Messenger matters
I’ve never watched a two-person press conference on the same subject where I believed 95% of what one person said and not believe 95% of what the other person said.
The Secretary of Defense and the Chairman of the Joint Chiefs of staff held their third news gaggle to say the military component to the Iran war was paused. The U.S. and Iran have agreed to a two-week ceasefire to give the diplomacy a chance.
The news was certainly good. But outside of the headline here, I believed almost nothing Pete Hegeseth said.
It’s my third time watching these Pentagon joint briefings and the third time I’ve walked away in disbelief.

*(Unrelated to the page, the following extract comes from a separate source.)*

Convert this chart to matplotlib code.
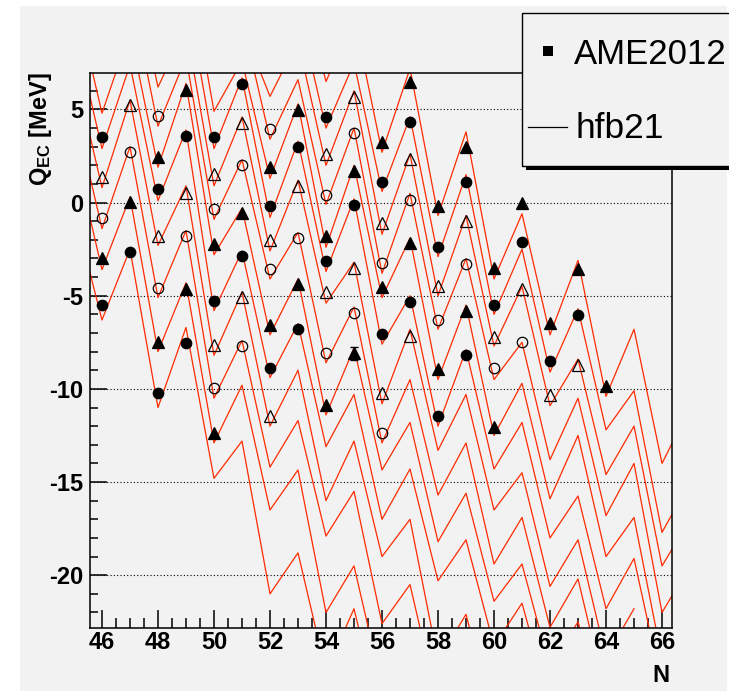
import matplotlib
matplotlib.use('Agg')
import matplotlib.pyplot as plt
from matplotlib.patches import Rectangle
from matplotlib.ticker import MultipleLocator

plt.rcParams['font.family'] = ['Liberation Sans', 'DejaVu Sans']
plt.rcParams['mathtext.fontset'] = 'custom'
plt.rcParams['mathtext.rm'] = 'Liberation Sans'
plt.rcParams['mathtext.bf'] = 'Liberation Sans:bold'
plt.rcParams['axes.unicode_minus'] = False

# hfb21 Q_EC [MeV] for each isotopic chain (top chain first)
# first N of each chain, values then follow N, N+1, N+2, ...
hfb_first_N = [53, 52, 51, 50, 49, 49, 47, 47, 45, 45, 45, 45, 45, 45]
hfb_c0 = [12.5, 6.5, 10.0, 2.7, 7.2, -0.7, 3.8, -4.1, -0.6, -7.1, -3.1, -10.4, -6.8, -14.0, -11.0]
hfb_c1 = [7.5, 10.5, 4.0, 7.5, 0.6, 4.6, -2.9, 1.5, -6.0, -2.5, -9.1, -5.7, -12.2, -10.1, -17.7, -15.0]
hfb_c2 = [9.5, 5.7, 8.7, 2.0, 6.0, -1.7, 2.6, -5.0, -0.7, -7.7, -4.5, -10.9, -8.4, -14.6, -12.0, -19.5, -17.0]
hfb_c3 = [7.2, 9.9, 3.4, 6.6, -0.1, 4.0, -3.8, 0.5, -6.8, -3.0, -9.5, -7.5, -13.8, -10.5, -16.8, -14.0, -22.0, -19.5]
hfb_c4 = [13.4, 4.9, 7.6, 1.3, 5.3, -2.4, 2.0, -5.1, -1.9, -9.5, -5.5, -12.5, -9.7, -15.9, -12.5, -19.0, -16.9, -24.5]
hfb_c5 = [11.4, 2.9, 6.7, -0.8, 3.3, -3.7, 0.2, -7.6, -5.0, -12.0, -7.9, -14.3, -11.8, -18.0, -15.75, -21.8, -19.1, -26.0]
hfb_c6 = [13.4, 6.2, 9.4, 0.9, 4.6, -2.6, 1.2, -5.4, -3.2, -10.8, -6.8, -13.3, -10.3, -16.5, -14.5, -20.6, -18.1, -24.4, -21.8]
hfb_c7 = [11.5, 4.1, 7.8, -0.9, 2.3, -4.1, -1.6, -8.6, -5.6, -12.9, -9.5, -15.7, -12.9, -19.4, -16.9, -22.8, -20.2, -26.5]
hfb_c8 = [11.3, 4.8, 9.2, 1.9, 6.4, -2.8, -0.3, -7.1, -4.1, -11.4, -7.8, -14.35, -11.8, -18.2, -15.6, -21.4, -19.4, -25.0, -22.5, -28.0]
hfb_c9 = [9.4, 2.9, 7.4, 0.1, 3.9, -5.8, -2.6, -9.4, -6.5, -13.1, -10.3, -17.0, -14.3, -20.3, -18.1, -23.8, -21.5, -27.0]
hfb_c10 = [7.3, 0.8, 5.5, -2.3, 0.9, -8.2, -4.8, -12.0, -9.0, -16.0, -12.8, -19.0, -17.0, -24.6, -22.1, -28.0]
hfb_c11 = [5.1, -1.4, 3.0, -5.1, -1.5, -10.5, -7.4, -14.2, -11.7, -17.9, -15.5, -22.6, -20.5, -27.0]
hfb_c12 = [2.9, -3.6, 0.3, -8.0, -4.3, -12.9, -9.8, -16.5, -14.35, -22.0, -19.5, -26.0]
hfb_c13 = [-0.4, -6.3, -2.5, -11.0, -6.7, -14.8, -12.8, -21.0, -18.8, -25.2, -21.8, -28.0]

# AME2012 Q_EC [MeV]
ame_N_c0 = [56, 57, 58, 59, 60, 61, 62, 63, 64]
ame_Q_c0 = [3.26, 6.48, -0.17, 2.96, -3.53, -0.01, -6.48, -3.58, -9.85]
ame_N_c1 = [54, 56, 57, 58, 59, 60, 61, 62, 63]
ame_Q_c1 = [4.57, 1.12, 4.30, -2.37, 1.12, -5.50, -2.14, -8.49, -6.04]
ame_N_c2 = [54, 55, 56, 57, 58, 59, 60, 61, 62, 63]
ame_Q_c2 = [2.60, 5.68, -1.12, 2.32, -4.46, -0.99, -7.23, -4.66, -10.33, -8.72]
ame_N_c3 = [52, 54, 55, 56, 57, 58, 59, 60, 61]
ame_Q_c3 = [3.94, 0.40, 3.71, -3.23, 0.13, -6.30, -3.30, -8.90, -7.47]
ame_N_c4 = [52, 53, 54, 55, 56, 57, 58, 59, 60]
ame_Q_c4 = [1.89, 4.96, -1.80, 1.71, -4.55, -2.19, -8.95, -5.80, -12.03]
ame_N_c5 = [50, 51, 52, 53, 54, 55, 56, 57, 58, 59]
ame_Q_c5 = [3.50, 6.36, -0.19, 2.99, -3.12, -0.13, -7.07, -5.32, -11.45, -8.18]
ame_N_c6 = [50, 51, 52, 53, 54, 55, 56, 57]
ame_Q_c6 = [1.53, 4.25, -2.01, 0.89, -4.82, -3.53, -10.24, -7.16]
ame_N_c7 = [48, 50, 51, 52, 53, 54, 55, 56]
ame_Q_c7 = [4.64, -0.37, 2.01, -3.59, -1.92, -8.06, -5.91, -12.38]
ame_N_c8 = [48, 49, 50, 51, 52, 53, 54, 55]
ame_Q_c8 = [2.46, 6.07, -2.23, -0.55, -6.57, -4.39, -10.86, -8.09]
ame_N_c9 = [46, 48, 49, 50, 51, 52, 53]
ame_Q_c9 = [3.50, 0.71, 3.58, -5.28, -2.87, -8.90, -6.79]
ame_N_c10 = [46, 47, 48, 49, 50, 51, 52]
ame_Q_c10 = [1.35, 5.23, -1.80, 0.53, -7.66, -5.09, -11.45]
ame_N_c11 = [46, 47, 48, 49, 50, 51]
ame_Q_c11 = [-0.85, 2.73, -4.60, -1.80, -9.97, -7.70]
ame_N_c12 = [46, 47, 48, 49, 50]
ame_Q_c12 = [-3.00, 0.04, -7.47, -4.64, -12.35]
ame_N_c13 = [46, 47, 48, 49]
ame_Q_c13 = [-5.50, -2.67, -10.20, -7.52]

# one measured point drawn with its error bar
err_N = [55]
err_Q = [-8.09]
err_dQ = [0.35]

hfb_all = [hfb_c0, hfb_c1, hfb_c2, hfb_c3, hfb_c4, hfb_c5, hfb_c6,
           hfb_c7, hfb_c8, hfb_c9, hfb_c10, hfb_c11, hfb_c12, hfb_c13]
ame_N_all = [ame_N_c0, ame_N_c1, ame_N_c2, ame_N_c3, ame_N_c4, ame_N_c5, ame_N_c6,
             ame_N_c7, ame_N_c8, ame_N_c9, ame_N_c10, ame_N_c11, ame_N_c12, ame_N_c13]
ame_Q_all = [ame_Q_c0, ame_Q_c1, ame_Q_c2, ame_Q_c3, ame_Q_c4, ame_Q_c5, ame_Q_c6,
             ame_Q_c7, ame_Q_c8, ame_Q_c9, ame_Q_c10, ame_Q_c11, ame_Q_c12, ame_Q_c13]

# marker style cycles: filled triangle, filled circle, open triangle, open circle
styles = [('^', 'k', 8.0), ('o', 'k', 7.5), ('^', 'none', 8.0), ('o', 'none', 7.5)]

W, H = 729, 691
fig = plt.figure(figsize=(W / 100, H / 100), dpi=100)
fig.patch.set_facecolor('white')
fig.add_artist(Rectangle((20 / W, 0), (727 - 20) / W, (H - 6) / H, transform=fig.transFigure,
                         fc='#f2f2f2', ec='none', zorder=-5))

ax = fig.add_axes([89.5 / W, (H - 628.3) / H, (671.7 - 89.5) / W, (628.3 - 72.7) / H])
ax.set_facecolor('#f2f2f2')

for c in range(len(hfb_all)):
    n0 = hfb_first_N[c]
    vals = hfb_all[c]
    ax.plot(range(n0, n0 + len(vals)), vals, color='#ff2a00', lw=0.9, zorder=2)

for c in range(len(ame_N_all)):
    m, fc, ms = styles[c % 4]
    ax.plot(ame_N_all[c], ame_Q_all[c], ls='none', marker=m, ms=ms, mfc=fc, mec='k',
            mew=0.9, zorder=4)

ax.errorbar(err_N, err_Q, yerr=err_dQ, fmt='none', ecolor='k', elinewidth=1.0,
            capsize=3, capthick=1.0, zorder=3)

for yg in [5, 0, -5, -10, -15, -20]:
    ax.axhline(yg, color='k', lw=0.8, ls=(0, (1, 2)), zorder=1)

ax.set_xlim(45.554, 66.346)
ax.set_ylim(-22.85, 6.973)
ax.xaxis.set_major_locator(MultipleLocator(2))
ax.xaxis.set_minor_locator(MultipleLocator(0.5))
ax.yaxis.set_major_locator(MultipleLocator(5))
ax.yaxis.set_minor_locator(MultipleLocator(1))
ax.tick_params(which='both', direction='in', top=False, right=False, width=1.1)
ax.tick_params(axis='x', which='major', length=13, pad=2)
ax.tick_params(axis='x', which='minor', length=7)
ax.tick_params(axis='y', which='major', length=12, pad=4.5)
ax.tick_params(axis='y', which='minor', length=6)
for lab in ax.get_xticklabels() + ax.get_yticklabels():
    lab.set_fontsize(17)
    lab.set_fontweight('bold')
for sp in ax.spines.values():
    sp.set_linewidth(1.1)

fig.text(40 / W, (H - 72) / H, r'$\mathbf{Q_{EC}}$ [MeV]', rotation=90, ha='center',
         va='top', fontsize=17, fontweight='bold')
fig.text(670 / W, (H - 676) / H, 'N', ha='right', va='center', fontsize=17,
         fontweight='bold')

# legend box (runs off the right edge of the canvas)
fig.add_artist(Rectangle((526 / W, (H - 170) / H), 300 / W, 4.5 / H, transform=fig.transFigure,
                         fc='k', ec='none', zorder=8))
fig.add_artist(Rectangle((521.7 / W, (H - 165.7) / H), 300 / W, 152.4 / H,
                         transform=fig.transFigure, fc='#f2f2f2', ec='k', lw=1.0, zorder=9))
fig.add_artist(Rectangle((543 / W, (H - 55.5) / H), 10 / W, 10 / H, transform=fig.transFigure,
                         fc='k', ec='none', zorder=10))
fig.text(574 / W, (H - 54) / H, 'AME2012', ha='left', va='center', fontsize=25, zorder=10)
fig.add_artist(plt.Line2D([528 / W, 567 / W], [(H - 126.7) / H, (H - 126.7) / H],
                          transform=fig.transFigure, color='k', lw=0.9, zorder=10))
fig.text(575 / W, (H - 128) / H, 'hfb21', ha='left', va='center', fontsize=25.5, zorder=10)

plt.savefig('out.png', dpi=100)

Secretary Hegseth goes to obvious pains to lather public praise on his boss. His autocratic affect takes away from his message. (Or is that the message?)
He speaks in hyperbole, replacing the incredible complexity and nuance of a war with over-the-top macho talk. This is not the stuff of a confident leader.
His odd cadence – and defensive and combative tone– doesn’t match the seriousness of the topic at hand.
Declaring victory, as Hegseth did this morning, is premature. No one knows if the ceasefire will hold and if the war will actually come to an end after diplomatic talks.

To Hegseth’s left, at the other microphone, was Dan Caine. He had command of the facts, the situation, and the room.
He used qualifiers and was cautious, something the fog of war demands.
Caine understands who the commander in chief, his boss, is, but doesn’t feel the need to perform or sycophant out.
He honors the military and has a sense of seriousness.